Thu Feb 14, 2019 11:28 am

I'm using a Gigabyte X470 Aorus Gaming 7 Wifi with Kingston DDR4 2666 MHz ECC KSM26ED8/16ME.

My CPU is a Ryzen 7 2700X.

According to Gigabyte's spec sheet,
Support for ECC Un-buffered DIMM 1Rx8/2Rx8 memory modules
* ECC is only supported with AMD Ryzen™ and Athlon™ of PRO-series CPU.


But when I bought the motherboard, what it said was that ECC was supported on all non-APU Ryzens (i.e. all Ryzens lacking integrated graphics). I'm not sure why they changed the specification.

When I run "wmic memphysical get memoryerrorcorrection" in the Windows command line, the result is 6, which means "Multi-bit ECC". So ECC seems to be working.

Here's the bottom line, as far as I know:
APUs never support ECC.
Ryzen Pro is officially validated
A non-Pro, non-APU Ryzen ought to support ECC as long as the motherboard supports ECC too. So if the motherboard suggests any form of ECC support, you ought to be good with a non-APU Ryzen. But no guarantees.

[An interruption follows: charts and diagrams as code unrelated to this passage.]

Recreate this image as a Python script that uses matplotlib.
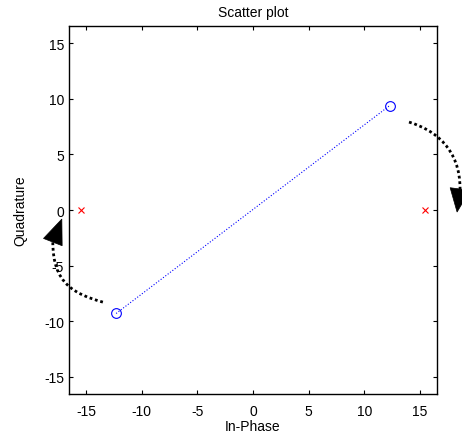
import matplotlib
matplotlib.use('Agg')
import numpy as np
import matplotlib.pyplot as plt
from matplotlib.path import Path
from matplotlib.patches import PathPatch, Polygon

plt.rcParams['font.family'] = ['Liberation Sans', 'DejaVu Sans']
plt.rcParams['axes.unicode_minus'] = False

# reference constellation points (red crosses)
ref_i = [-15.5, 15.5]
ref_q = [0.0, 0.0]

# received symbols (blue circles joined by a dotted line)
rx_i = [-12.3, 12.3]
rx_q = [-9.3, 9.4]

ticks = [-15, -10, -5, 0, 5, 10, 15]

fig = plt.figure(figsize=(4.62, 4.39), dpi=100)
ax = fig.add_axes([0.149, 0.100, 0.797, 0.8385])

ax.plot(rx_i, rx_q, color='blue', linestyle=':', linewidth=0.8,
        marker='o', markersize=7, markerfacecolor='none', markeredgewidth=0.8)
ax.plot(ref_i, ref_q, linestyle='none', marker='x', color='red',
        markersize=5, markeredgewidth=0.8)

ax.set_xlim(-16.55, 16.55)
ax.set_ylim(-16.55, 16.55)
ax.set_xticks(ticks)
ax.set_yticks(ticks)
ax.tick_params(direction='in', top=True, right=True, length=3, labelsize=10, width=0.8)
ax.tick_params(axis='x', pad=7)
for s in ax.spines.values():
    s.set_linewidth(1.0)

ax.set_title('Scatter plot', fontsize=10, pad=7)
ax.set_xlabel('In-Phase', fontsize=10, labelpad=1)
ax.set_ylabel('Quadrature', fontsize=10, labelpad=12)


def rot_arrow(p0, p1, p2, p3, tip, half_w=0.9):
    # dotted cubic curve, solid triangular head
    path = Path([p0, p1, p2, p3], [Path.MOVETO, Path.CURVE4, Path.CURVE4, Path.CURVE4])
    ax.add_patch(PathPatch(path, fill=False, edgecolor='black', linewidth=2.0,
                           linestyle=(0, (1, 1)), clip_on=False))
    base = np.array(p3)
    d = np.array(tip) - base
    n = np.array([-d[1], d[0]]) / np.hypot(*d) * half_w
    ax.add_patch(Polygon([base + n, tip, base - n], closed=True, facecolor='black',
                         edgecolor='black', linewidth=0.5, clip_on=False))


rot_arrow((-13.49, -8.28), (-16.01, -7.56), (-17.99, -6.66), (-17.99, -2.88), (-17.18, -0.81))
rot_arrow((14.03, 7.91), (16.37, 7.20), (18.62, 5.49), (18.62, 1.89), (18.35, -0.18))

fig.savefig('out.png', dpi=100)
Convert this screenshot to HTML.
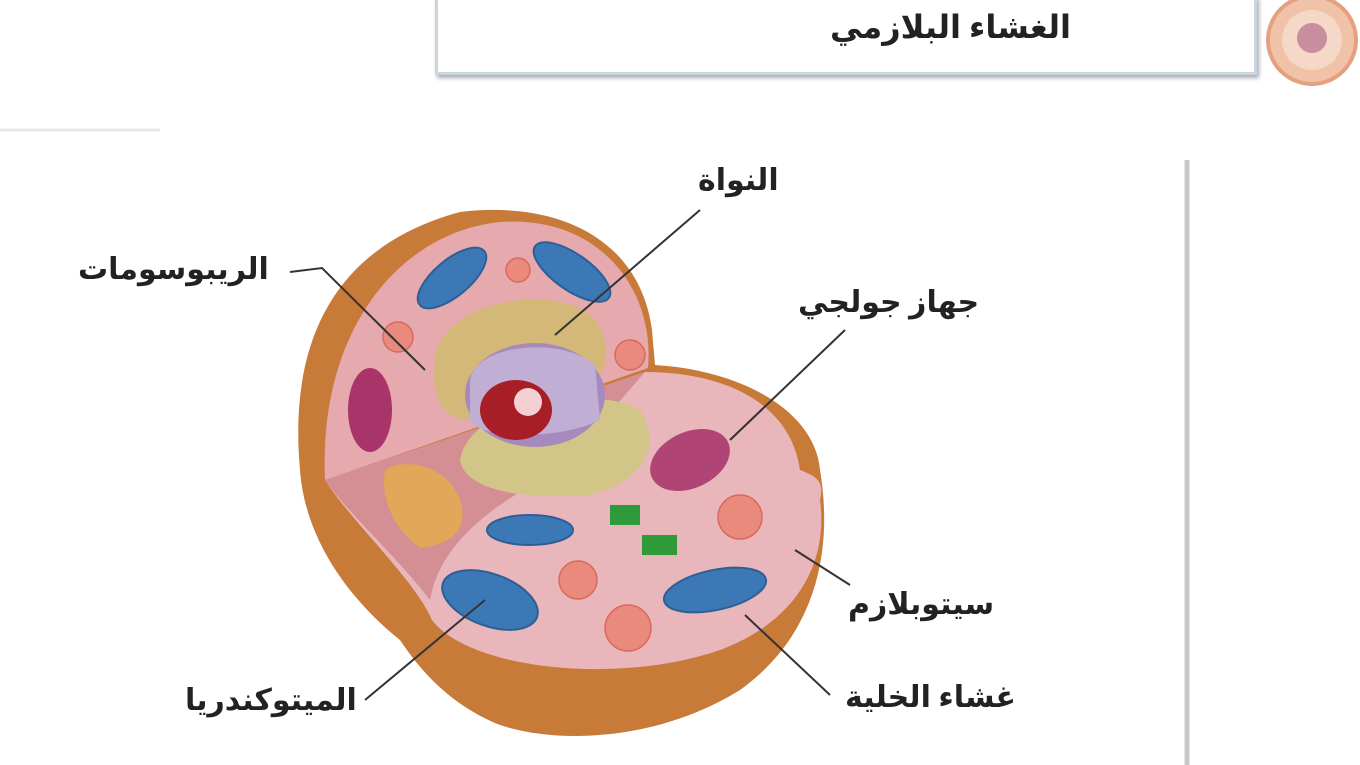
<!DOCTYPE html><html><head><meta charset="utf-8"><style>
body{margin:0;background:#fff;width:1360px;height:765px;overflow:hidden;position:relative;font-family:"Liberation Serif","Noto Serif CJK SC","DejaVu Sans",serif}
.l{position:absolute;font-weight:bold;font-size:30px;color:#222;direction:rtl;white-space:nowrap}
</style></head><body>
<div style="position:absolute;left:435px;top:-4px;width:816px;height:76px;border:3px solid #c9d6dd;border-top:none;box-shadow:2px 3px 4px #aab"></div>
<div class="l" style="left:830px;top:8px;font-size:32px">الغشاء البلازمي</div>
<svg width="1360" height="765" style="position:absolute;left:0;top:0">
<circle cx="1312" cy="40" r="44" fill="#f0c2a8" stroke="#e4a080" stroke-width="4"/>
<circle cx="1312" cy="40" r="30" fill="#f6d8c8"/>
<circle cx="1312" cy="38" r="15" fill="#c88fa0"/>
<line x1="0" y1="130" x2="160" y2="130" stroke="#e8e8e8" stroke-width="3"/>
<line x1="1187" y1="160" x2="1187" y2="765" stroke="#c8c8c8" stroke-width="5"/>
<path d="M300,470 C290,360 320,250 460,212 C560,200 640,240 652,330 L655,365 C740,370 815,410 820,470 C835,560 810,640 740,690 C660,740 560,745 500,725 C450,705 420,670 400,640 C350,600 305,540 300,470Z" fill="#c87a38"/>
<path d="M325,480 C318,330 400,232 500,222 C600,215 655,290 648,368 Z" fill="#e5a9ae"/>
<path d="M325,480 L645,372 C720,372 790,400 800,470 C815,476 825,480 820,500 C828,560 800,620 720,650 C620,685 470,670 432,620 C415,580 350,520 325,480Z" fill="#e9b6bb"/>
<path d="M325,480 L645,372 L560,470 C500,500 440,540 430,600 C400,560 345,510 325,480Z" fill="#d38f93"/>
<g fill="#3d78b6" stroke="#2c5f96" stroke-width="2">
<ellipse cx="452" cy="278" rx="42" ry="18" transform="rotate(-40 452 278)"/>
<ellipse cx="572" cy="272" rx="45" ry="18" transform="rotate(35 572 272)"/>
<ellipse cx="530" cy="530" rx="43" ry="15"/>
<ellipse cx="490" cy="600" rx="50" ry="26" transform="rotate(20 490 600)"/>
<ellipse cx="715" cy="590" rx="52" ry="20" transform="rotate(-12 715 590)"/>
</g>
<g fill="#e98a7d" stroke="#d86a5c" stroke-width="1.5">
<circle cx="518" cy="270" r="12"/><circle cx="398" cy="337" r="15"/><circle cx="630" cy="355" r="15"/>
<circle cx="740" cy="517" r="22"/><circle cx="578" cy="580" r="19"/><circle cx="628" cy="628" r="23"/>
</g>
<ellipse cx="370" cy="410" rx="22" ry="42" fill="#a8346a"/>
<path d="M385,470 C410,455 450,470 460,500 C470,530 450,545 420,548 C395,530 380,500 385,470Z" fill="#e0a858"/>
<path d="M435,360 C440,300 560,280 595,320 C620,360 600,390 560,400 L470,420 C445,420 430,400 435,360Z" fill="#d3b878"/>
<path d="M460,460 C470,400 600,385 640,410 C660,440 650,480 590,495 C520,500 465,490 460,460Z" fill="#d3c588"/>
<ellipse cx="535" cy="395" rx="70" ry="52" fill="#a68abd"/>
<path d="M470,380 C475,345 560,335 595,365 L600,420 C560,440 480,440 470,420Z" fill="#c1aed4"/>
<ellipse cx="516" cy="410" rx="36" ry="30" fill="#a81e26"/>
<circle cx="528" cy="402" r="14" fill="#f4d0d4"/>
<ellipse cx="690" cy="460" rx="42" ry="28" transform="rotate(-25 690 460)" fill="#b04474"/>
<rect x="610" y="505" width="30" height="20" fill="#2f9a3a"/>
<rect x="642" y="535" width="35" height="20" fill="#2f9a3a"/>
<g stroke="#333" stroke-width="2" fill="none">
<line x1="700" y1="210" x2="555" y2="335"/>
<polyline points="290,272 322,268 425,370"/>
<line x1="845" y1="330" x2="730" y2="440"/>
<line x1="850" y1="585" x2="795" y2="550"/>
<line x1="830" y1="695" x2="745" y2="615"/>
<line x1="365" y1="700" x2="485" y2="600"/>
</g>
</svg>
<div class="l" style="left:698px;top:163px">النواة</div>
<div class="l" style="left:78px;top:252px">الريبوسومات</div>
<div class="l" style="left:798px;top:285px">جهاز جولجي</div>
<div class="l" style="left:848px;top:587px">سيتوبلازم</div>
<div class="l" style="left:185px;top:683px">الميتوكندريا</div>
<div class="l" style="left:845px;top:680px">غشاء الخلية</div>
</body></html>
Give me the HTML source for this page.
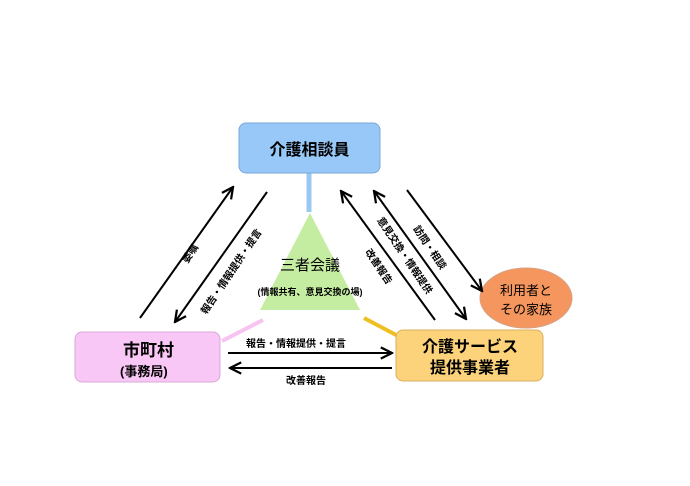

By the way, here's what the Asrock X470 Taichi says:
- AMD Ryzen series CPUs (Pinnacle Ridge) support DDR4 3466+(OC) / 3200(OC) / 2933/2667/2400/2133 ECC & non-ECC, un-buffered memory*
- AMD Ryzen series CPUs (Summit Ridge) support DDR4 3466+(OC) / 3200(OC) / 2933(OC) / 2667/2400/2133 ECC & non-ECC, un-buffered memory*
- AMD Ryzen series CPUs (Raven Ridge) support DDR4 3466+(OC) / 3200(OC) / 2933/ 2667/2400/2133 non-ECC, un-buffered memory*


So regular Ryzens (Pinnacle Ridge and Summit Ridge) support ECC while APUs (Raven Ridge) do not.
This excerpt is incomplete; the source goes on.